Why Entrepreneurs Should Pay Attention


For entrepreneurs, this matters a lot because opportunity often sits in the spaces between these economies. Some of the most successful businesses in South Africa understand this well. They watch:


  • Consumption patterns across the different lived experiences

  • Informal trading behaviour

  • Delivery trends

  • Community spending habits


These signals often reveal where the real economy is moving.


The lesson


The lesson from a simple observation about parked taxis is this: When South Africans talk about the economy, we are often describing very different lived experiences. And that is not wrong. It is simply the reflection of a country where inequality has created different living conditions within one nation. The challenge and the opportunity are learning how to listen to all of them.

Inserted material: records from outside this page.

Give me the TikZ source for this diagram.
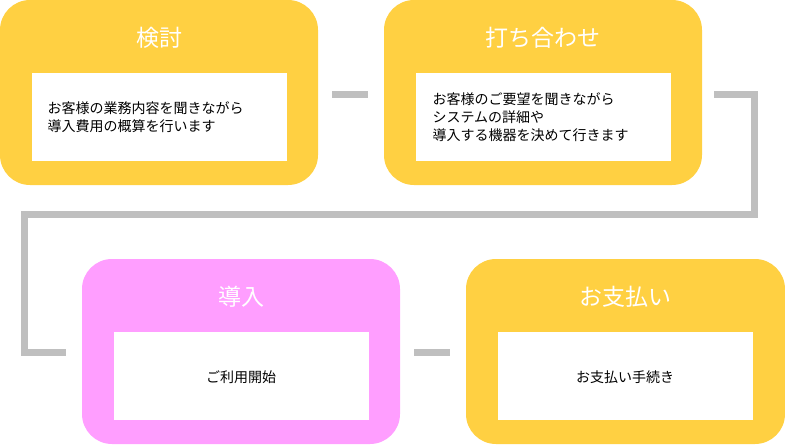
\documentclass[tikz,border=0pt]{standalone}
\usepackage{fontspec}
\setmainfont{Noto Sans CJK JP}
\definecolor{yel}{HTML}{FFD042}
\definecolor{pnk}{HTML}{FF9EFF}
\definecolor{gry}{HTML}{BFBFBF}
\begin{document}
\begin{tikzpicture}[x=1pt,y=-1pt,
  card/.style={rounded corners=30pt,inner sep=0pt},
  ttl/.style={text=white,font=\fontsize{23}{27}\selectfont},
  body/.style={font=\fontsize{14}{18}\selectfont,align=left},
  conn/.style={draw=gry,line width=7pt}]
\useasboundingbox (0,0) rectangle (785,445);
\fill[yel,card] (0,0) rectangle (318,185);
\fill[white] (32,73) rectangle (287,161);
\node[ttl] (t1) at (159,38) {検討};
\node[body,anchor=west] (b1) at (44,117) {お客様の業務内容を聞きながら\\導入費用の概算を行います};
\fill[yel,card] (384,0) rectangle (702,185);
\fill[white] (416,73) rectangle (671,161);
\node[ttl] (t2) at (543,38) {打ち合わせ};
\node[body,anchor=west] (b2) at (429,117) {お客様のご要望を聞きながら\\システムの詳細や\\導入する機器を決めて行きます};
\fill[pnk,card] (82,259) rectangle (400,444);
\fill[white] (114,332) rectangle (369,420);
\node[ttl] (t3) at (241,297) {導入};
\node[body] (b3) at (241,377) {ご利用開始};
\fill[yel,card] (466,259) rectangle (785,444);
\fill[white] (498,332) rectangle (753,420);
\node[ttl] (t4) at (625,297) {お支払い};
\node[body] (b4) at (625,377) {お支払い手続き};
\coordinate (a1) at (332,94); \coordinate (a2) at (368,94);
\coordinate (c1) at (714,94); \coordinate (c2) at (754,94);
\coordinate (c3) at (754,214); \coordinate (c4) at (24,214);
\coordinate (c5) at (24,352); \coordinate (c6) at (66,352);
\coordinate (d1) at (414,352); \coordinate (d2) at (450,352);
\draw[conn] (a1) -- (a2);
\draw[conn] (c1) -- (c2) -- (c3) -- (c4) -- (c5) -- (c6);
\draw[conn] (d1) -- (d2);
\end{tikzpicture}
\end{document}
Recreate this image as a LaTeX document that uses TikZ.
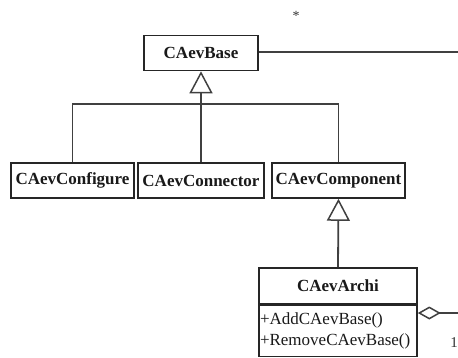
\documentclass[tikz,border=0pt]{standalone}
\usepackage{fontspec}
\setmainfont{Liberation Serif}
\usetikzlibrary{arrows.meta,positioning}

\tikzset{
  cls/.style={draw=black!85,line width=1.6pt,minimum height=35pt,inner sep=2pt,
    font=\fontsize{17}{19}\selectfont\bfseries,text=black!90},
  ops/.style={draw=black!85,line width=1.6pt,minimum height=51pt,inner xsep=1pt,inner ysep=3pt,
    font=\fontsize{17}{21.5}\selectfont,text=black!90,align=left,text width=156pt},
  link/.style={draw=black!75,line width=1.8pt},
  inherit/.style={link,-{Triangle[open,length=22pt,width=23pt,line width=1.5pt]}},
  aggr/.style={link,-{Diamond[open,length=23pt,width=13pt,line width=1.5pt]}}
}

\begin{document}
\begin{tikzpicture}[x={(1pt,0)},y={(0,-1pt)}]
\useasboundingbox (0,0) rectangle (458,357);
\node[cls,minimum width=114pt] (base) at (201,53) {CAevBase};
\node[cls,minimum width=123pt] (conf) at (72.5,180.5) {CAevConfigure};
\node[cls,minimum width=126pt] (conn) at (201,180.5) {CAevConnector};
\node[cls,minimum width=133pt] (comp) at (338.5,180.5) {CAevComponent};
\node[cls,minimum width=158pt,minimum height=36pt] (archi) at (338,286) {CAevArchi};
\node[ops,anchor=north] (archiops) at (archi.south) {+AddCAevBase()\\+RemoveCAevBase()};
\coordinate (bar) at (201,104);
\coordinate (baseend) at (458,52);
\coordinate (aggend) at (458,313);
% generalisation
\draw[inherit] (conn.north) -- (base.south);
\draw[link] (conf.north) |- (bar) -| (comp.north);
\draw[inherit] (archi.north) -- (comp.south);
% association with multiplicities
\draw[link] (base.east |- baseend) -- (baseend);
\draw[aggr] (aggend) -- (archiops.east |- aggend);
\node[font=\fontsize{14}{14}\selectfont,text=black!80] (many) at (296,16) {*};
\node[font=\fontsize{15}{15}\selectfont,text=black!80] (one) at (454,343) {1};
\end{tikzpicture}
\end{document}
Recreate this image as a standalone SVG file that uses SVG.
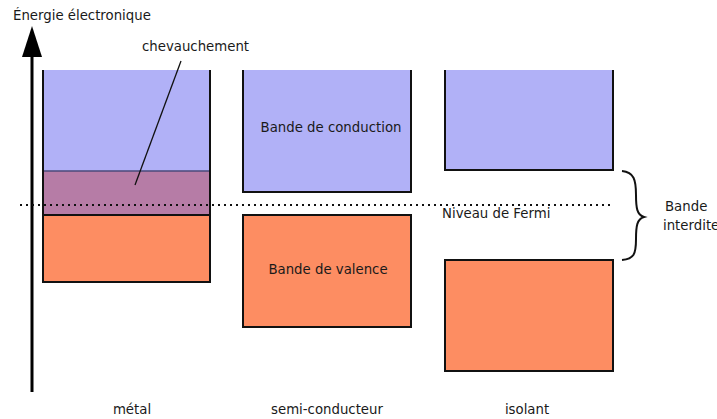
<svg xmlns="http://www.w3.org/2000/svg" width="717" height="419" viewBox="0 0 717 419">
<style>
text{font-family:"DejaVu Sans",Verdana,sans-serif;font-size:13.3px;fill:#1a1a1a}
.c{fill:#b1b1f7}
.v{fill:#fd8d62}
.o{fill:#b67ca6}
.b{fill:none;stroke:#111;stroke-width:2}
</style>
<rect width="717" height="419" fill="#fff"/>
<g id="axis">
<line x1="32" y1="392" x2="32" y2="54" stroke="#000" stroke-width="3"/>
<polygon points="32,26 22,57 42,57" fill="#000"/>
<text x="13" y="20">Énergie électronique</text>
</g>
<g id="metal">
<rect class="c" x="43" y="70" width="167" height="101"/>
<rect class="o" x="43" y="171" width="167" height="44"/>
<rect class="v" x="43" y="215" width="167" height="67"/>
<line x1="43" y1="171" x2="210" y2="171" stroke="#4a4a7a" stroke-width="1.3"/>
<line x1="43" y1="215" x2="210" y2="215" stroke="#111" stroke-width="2"/>
<path class="b" d="M43,70 V282 H210 V70"/>
<text x="132" y="414" text-anchor="middle">métal</text>
</g>
<g id="chevauchement">
<text x="142" y="51">chevauchement</text>
<line x1="181" y1="61" x2="135" y2="185" stroke="#111" stroke-width="1.3"/>
</g>
<g id="semi">
<rect class="c" x="243" y="70" width="168" height="122"/>
<path class="b" d="M243,70 V192 H411 V70"/>
<text x="331" y="132" text-anchor="middle">Bande de conduction</text>
<rect class="v" x="243" y="215" width="168" height="112"/>
<rect class="b" x="243" y="215" width="168" height="112"/>
<text x="328" y="274" text-anchor="middle">Bande de valence</text>
<text x="327" y="414" text-anchor="middle">semi-conducteur</text>
</g>
<g id="isolant">
<rect class="c" x="445" y="70" width="168" height="100"/>
<path class="b" d="M445,70 V170 H613 V70"/>
<rect class="v" x="445" y="260" width="168" height="111"/>
<rect class="b" x="445" y="260" width="168" height="111"/>
<text x="527" y="414" text-anchor="middle">isolant</text>
</g>
<g id="fermi">
<line x1="20" y1="205" x2="613" y2="205" stroke="#111" stroke-width="2" stroke-dasharray="2,4"/>
<text x="442" y="218">Niveau de Fermi</text>
</g>
<g id="gap">
<path d="M622,171 C634,172 636,180 636,195 C636,208 637,215 644,217 C637,219 636,226 636,239 C636,254 634,259 622,260" fill="none" stroke="#111" stroke-width="2"/>
<text x="665" y="211">Bande</text>
<text x="663" y="230">interdite</text>
</g>
</svg>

Because sometimes the most powerful economic indicators are not found in boardrooms or reports. And I will keep repeating this to entrepreneurs: sometimes they are found at a quiet taxi rank. Entrepreneurs must be careful not to develop a one-dimensional view of the economy. Markets are not shaped by theories alone; they are shaped by real people, real behaviour, and real spending patterns.


The entrepreneur who wins is the one who pays attention to the market, not just to commentary about the market. Too many businesses make the mistake of trying to dictate to the market. But the truth is much simpler: Watch the streets. Watch the behaviour. Watch where people are moving, buying, and trading. It's no mistake that the Shoprite group has Shoprite, Checkers, Usave, SixtySixty and others......... they know the streets.